George Washington Papers

To George Washington from Edmund Randolph, 17 January 1794

From Edmund Randolph

Philadelphia January 17. 1794.

Sir

Since I had the honor of seeing you this morning, I met with Colo. Nicholas Lutz, of the town of Reading. He has requested me to inform you, that he shall be obliged to you to nominate him to be the inspector of the excise for that district. His son stands recommended to you; but he wishes to take his place. Mr Lutz says, that he is known to you, and is a member of the legislature of Pennsylvania,1 and that Mr Forrest and Mr Nichols do not live in the district.2 I have the honor, sir, to be with the highest respect yr. mo. ob. serv.

Edm: Randolph

ALS, DLC:GW.

1Nicholas Lutz (Lotz; 1740–1807) emigrated from the German Palatinate as a young man and by 1775 was settled in Reading, Pennsylvania. In 1776, Lt. Col. Lutz commanded the Berks County regiment of flying camp troops at the Battle of Long Island, N.Y., during which British forces captured him. Freed in a prisoner exchange in 1779, he served as commissioner of forage for Berks County from 1780 until the end of the war. He represented Berks County in the Pennsylvania state legislature, 1783–85 and 1789–94, and served as an associate judge of Berks County, 1795–1806. Exactly which of his seven sons (Philip, Nicholas, Jacob, John, Henry, Michael [b. 1764], and William) he wished to replace as a candidate is not known.

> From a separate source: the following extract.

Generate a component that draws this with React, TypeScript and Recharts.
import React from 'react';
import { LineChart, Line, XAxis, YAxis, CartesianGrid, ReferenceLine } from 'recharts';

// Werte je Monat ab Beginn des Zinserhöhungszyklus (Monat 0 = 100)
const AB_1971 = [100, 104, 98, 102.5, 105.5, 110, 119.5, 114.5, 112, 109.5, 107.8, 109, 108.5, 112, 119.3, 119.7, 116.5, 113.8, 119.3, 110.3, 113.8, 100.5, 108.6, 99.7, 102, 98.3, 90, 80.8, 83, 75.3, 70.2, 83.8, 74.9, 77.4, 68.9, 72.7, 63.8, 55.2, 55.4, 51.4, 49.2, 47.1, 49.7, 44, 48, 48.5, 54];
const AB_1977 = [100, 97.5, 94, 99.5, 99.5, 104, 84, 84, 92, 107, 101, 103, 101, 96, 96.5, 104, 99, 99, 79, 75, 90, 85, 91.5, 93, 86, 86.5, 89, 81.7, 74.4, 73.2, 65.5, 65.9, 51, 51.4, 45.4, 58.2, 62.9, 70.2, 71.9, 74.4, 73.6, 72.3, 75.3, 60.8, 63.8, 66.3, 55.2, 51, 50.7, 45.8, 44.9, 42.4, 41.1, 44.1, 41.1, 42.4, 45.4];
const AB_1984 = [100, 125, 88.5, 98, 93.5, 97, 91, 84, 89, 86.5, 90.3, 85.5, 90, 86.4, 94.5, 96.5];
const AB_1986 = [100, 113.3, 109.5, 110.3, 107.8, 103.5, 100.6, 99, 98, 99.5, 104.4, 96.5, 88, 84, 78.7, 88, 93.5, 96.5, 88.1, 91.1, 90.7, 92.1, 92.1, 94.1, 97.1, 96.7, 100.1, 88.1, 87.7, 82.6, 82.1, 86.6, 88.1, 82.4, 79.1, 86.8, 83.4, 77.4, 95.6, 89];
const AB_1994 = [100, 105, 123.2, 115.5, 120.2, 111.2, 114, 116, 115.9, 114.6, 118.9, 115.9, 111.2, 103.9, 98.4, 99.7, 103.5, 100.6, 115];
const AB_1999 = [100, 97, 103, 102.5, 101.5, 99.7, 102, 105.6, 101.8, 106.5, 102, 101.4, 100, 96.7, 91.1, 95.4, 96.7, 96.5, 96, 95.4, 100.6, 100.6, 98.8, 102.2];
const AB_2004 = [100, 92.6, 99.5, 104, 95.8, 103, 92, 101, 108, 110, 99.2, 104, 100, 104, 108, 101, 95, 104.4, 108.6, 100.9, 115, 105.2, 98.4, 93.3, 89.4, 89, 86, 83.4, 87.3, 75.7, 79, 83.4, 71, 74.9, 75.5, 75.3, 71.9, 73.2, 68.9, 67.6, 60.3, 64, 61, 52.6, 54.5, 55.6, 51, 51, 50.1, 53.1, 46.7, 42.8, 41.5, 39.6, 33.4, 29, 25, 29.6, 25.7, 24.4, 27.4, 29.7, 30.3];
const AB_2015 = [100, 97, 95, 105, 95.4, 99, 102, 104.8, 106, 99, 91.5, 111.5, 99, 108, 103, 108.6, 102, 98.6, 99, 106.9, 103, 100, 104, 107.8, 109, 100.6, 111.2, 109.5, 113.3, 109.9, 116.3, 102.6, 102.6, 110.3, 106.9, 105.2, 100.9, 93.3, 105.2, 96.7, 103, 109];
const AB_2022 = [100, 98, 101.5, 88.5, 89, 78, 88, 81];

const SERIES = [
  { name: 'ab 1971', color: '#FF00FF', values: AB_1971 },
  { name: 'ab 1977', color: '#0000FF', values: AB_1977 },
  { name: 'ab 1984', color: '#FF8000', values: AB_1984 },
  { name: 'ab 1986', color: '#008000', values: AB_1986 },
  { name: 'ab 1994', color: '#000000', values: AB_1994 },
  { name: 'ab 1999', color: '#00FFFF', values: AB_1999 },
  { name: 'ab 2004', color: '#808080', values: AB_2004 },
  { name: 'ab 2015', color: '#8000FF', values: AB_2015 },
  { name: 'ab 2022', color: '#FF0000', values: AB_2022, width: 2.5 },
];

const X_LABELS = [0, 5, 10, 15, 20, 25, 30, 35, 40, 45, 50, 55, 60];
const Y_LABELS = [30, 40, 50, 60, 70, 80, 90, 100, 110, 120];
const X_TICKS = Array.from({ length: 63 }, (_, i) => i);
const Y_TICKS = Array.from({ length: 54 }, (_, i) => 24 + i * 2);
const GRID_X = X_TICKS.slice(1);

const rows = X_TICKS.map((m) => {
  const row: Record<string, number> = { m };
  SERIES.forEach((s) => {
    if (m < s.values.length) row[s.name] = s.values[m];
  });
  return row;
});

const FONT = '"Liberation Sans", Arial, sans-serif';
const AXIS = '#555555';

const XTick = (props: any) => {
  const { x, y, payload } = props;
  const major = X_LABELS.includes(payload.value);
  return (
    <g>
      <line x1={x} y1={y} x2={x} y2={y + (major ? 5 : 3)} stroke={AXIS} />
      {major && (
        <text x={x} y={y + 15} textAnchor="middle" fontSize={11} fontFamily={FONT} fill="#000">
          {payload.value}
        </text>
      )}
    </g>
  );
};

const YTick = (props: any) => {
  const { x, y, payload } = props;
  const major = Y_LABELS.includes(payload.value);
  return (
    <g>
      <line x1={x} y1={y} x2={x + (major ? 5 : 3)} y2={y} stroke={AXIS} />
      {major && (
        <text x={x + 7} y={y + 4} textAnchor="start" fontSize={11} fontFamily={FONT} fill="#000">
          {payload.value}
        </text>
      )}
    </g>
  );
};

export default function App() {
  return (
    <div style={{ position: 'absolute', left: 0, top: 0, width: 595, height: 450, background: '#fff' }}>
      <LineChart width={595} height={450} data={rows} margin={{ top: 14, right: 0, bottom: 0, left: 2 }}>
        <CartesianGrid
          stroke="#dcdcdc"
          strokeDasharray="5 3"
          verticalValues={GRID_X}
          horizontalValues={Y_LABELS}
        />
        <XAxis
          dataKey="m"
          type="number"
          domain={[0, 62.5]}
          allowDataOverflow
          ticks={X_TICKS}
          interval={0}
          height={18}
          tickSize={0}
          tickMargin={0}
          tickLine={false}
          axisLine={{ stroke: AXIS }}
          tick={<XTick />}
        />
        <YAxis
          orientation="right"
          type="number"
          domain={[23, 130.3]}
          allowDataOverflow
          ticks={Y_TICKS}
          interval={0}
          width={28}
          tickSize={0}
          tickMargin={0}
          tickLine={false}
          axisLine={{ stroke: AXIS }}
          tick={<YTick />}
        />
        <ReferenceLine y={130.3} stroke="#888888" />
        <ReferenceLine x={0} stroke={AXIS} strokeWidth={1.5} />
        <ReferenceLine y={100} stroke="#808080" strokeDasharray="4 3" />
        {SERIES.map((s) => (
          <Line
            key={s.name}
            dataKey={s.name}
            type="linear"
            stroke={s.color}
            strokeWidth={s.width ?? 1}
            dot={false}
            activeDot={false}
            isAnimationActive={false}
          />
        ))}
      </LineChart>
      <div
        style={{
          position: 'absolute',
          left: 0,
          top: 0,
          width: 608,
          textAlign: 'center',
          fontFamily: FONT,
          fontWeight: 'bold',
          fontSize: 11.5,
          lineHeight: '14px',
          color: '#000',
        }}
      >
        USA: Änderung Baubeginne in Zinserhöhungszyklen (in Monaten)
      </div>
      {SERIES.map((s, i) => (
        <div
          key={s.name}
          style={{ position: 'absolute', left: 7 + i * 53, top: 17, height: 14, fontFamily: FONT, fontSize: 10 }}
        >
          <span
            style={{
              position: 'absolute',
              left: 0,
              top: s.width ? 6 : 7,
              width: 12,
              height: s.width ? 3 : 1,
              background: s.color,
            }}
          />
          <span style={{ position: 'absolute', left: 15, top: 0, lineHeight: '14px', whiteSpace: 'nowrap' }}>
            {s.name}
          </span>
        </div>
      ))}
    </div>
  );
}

Berks County was included in the second survey of the district of Pennsylvania along with Luzerne, Northampton, and Northumberland counties (Executive Order, 15 March 1791). On the vacancy created in the office of inspector of the revenue for this survey by the incompetency of James Collins, see Alexander Hamilton to GW, 23 Dec. 1793. Jacob Morgan wrote a letter to GW of 25 Jan., in which he recommended Lutz as “a person in my opinion very capable of doing the duties of that Office—he has been frequently employed in the service of the public, & always found to be punctual & industrious, particularly in purchasing supplies for the Army in the State of Pennsyla. during the late War; first under my Superintendance; next under Col. [Samuel] Miles, & then under Mr Robert Morris when he became financier; & has always given general satisfaction which Mr Morris will testify—Being a prisoner to the British during the late war, he was obliged to sell the most valuable Mill in Berks County to support himself & family, this with other losses make it an object of some consequence his obtaining the post for which he has applied” (DLC:GW).

2Mr. Forrest and Mr. Nichols, who have not been identified, did not receive the appointment, nor did Lutz or one of his sons (see GW to U.S. Senate, 29 Jan. 1794).